Yes, you can obtain the $O(n^{-2})$ bound for each sum for almost all values of $c$, the edge case being $c=2\pi n,\ n\in\mathbb{Z}\ $ in which case $\sin(cj)=0$ and $\cos(cj)=1$ giving $O(n^{-1})$. From now I'll assume that $c\not= 2\pi n$ for convenience.
Firstly, it's useful to know that the sum of $\sin(cn)$ on its own is bounded by a constant depending on $c$, remember we already handled the edge case. You can show this using $\sin(x)=(e^{ix}-e^{-ix})/2i$ and the formula for a geometric series, but a proof is also given here.

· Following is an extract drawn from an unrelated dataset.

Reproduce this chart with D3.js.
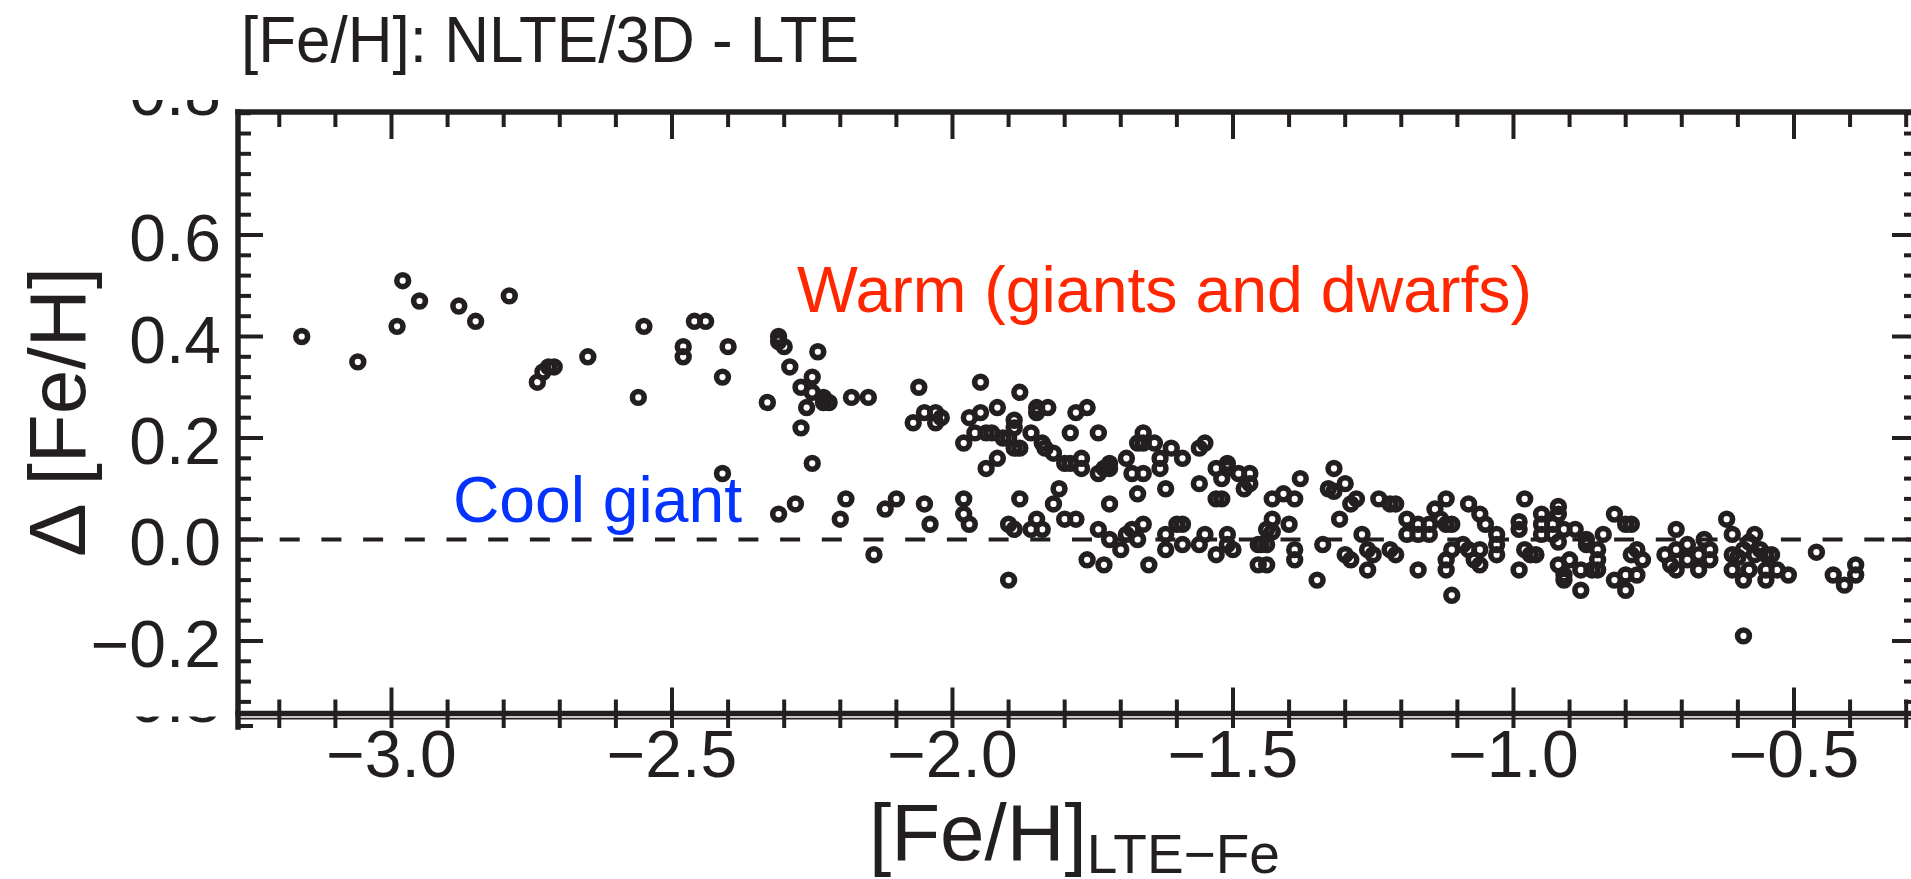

To take advantage of this fact, we use partial summation. If you define
$$S_c(n) := \sum_{k=1}^n{\sin(cn)} = O_c(1)$$
or equivalently using $\cos(cn)$, then for $N\ge n$ we have
$$\sum_{j=n}^N{\frac{\sin(cj)}{j^2}} = \sum_{j=n}^N{\frac{S_c(n)-S_c(n-1)}{j^2}}$$
$$= \sum_{j=n}^N{\frac{S_c(n)}{j^2}} - \sum_{j=n-1}^{N-1}{\frac{S_c(n)}{(j+1)^2}}\tag{re-indexing to make the $S_c(n)$'s the same}$$
$$= \frac{S_c(n-1)}{n^2} + \frac{S_c(N)}{(N+1)^2} + \sum_{j=n}^N{S_c(n)\left(\frac{1}{j^2} - \frac{1}{(j+1)^2}\right)}$$
$$= O_c\left(\frac{1}{n^2}\right) + O_c\left(\frac{1}{N^2}\right) + \sum_{j=n}^N{O_c\left(\frac{1}{j^3}\right)} = O_c(n^{-2}) + O_c(N^{-2})$$
Letting $N\to\infty$ gives you the result. Although I skipped the sum containing $\cos(cj)$, using $\cos(x) = (e^{ix}+e^{-ix})/2$ and the same method as above you should get the same result.
Remark: The same process can be done with pretty much any nice function, not necessarily $j^p$ however, Abel Summation is probably more suited for this as it uses integration which will give the bound directly.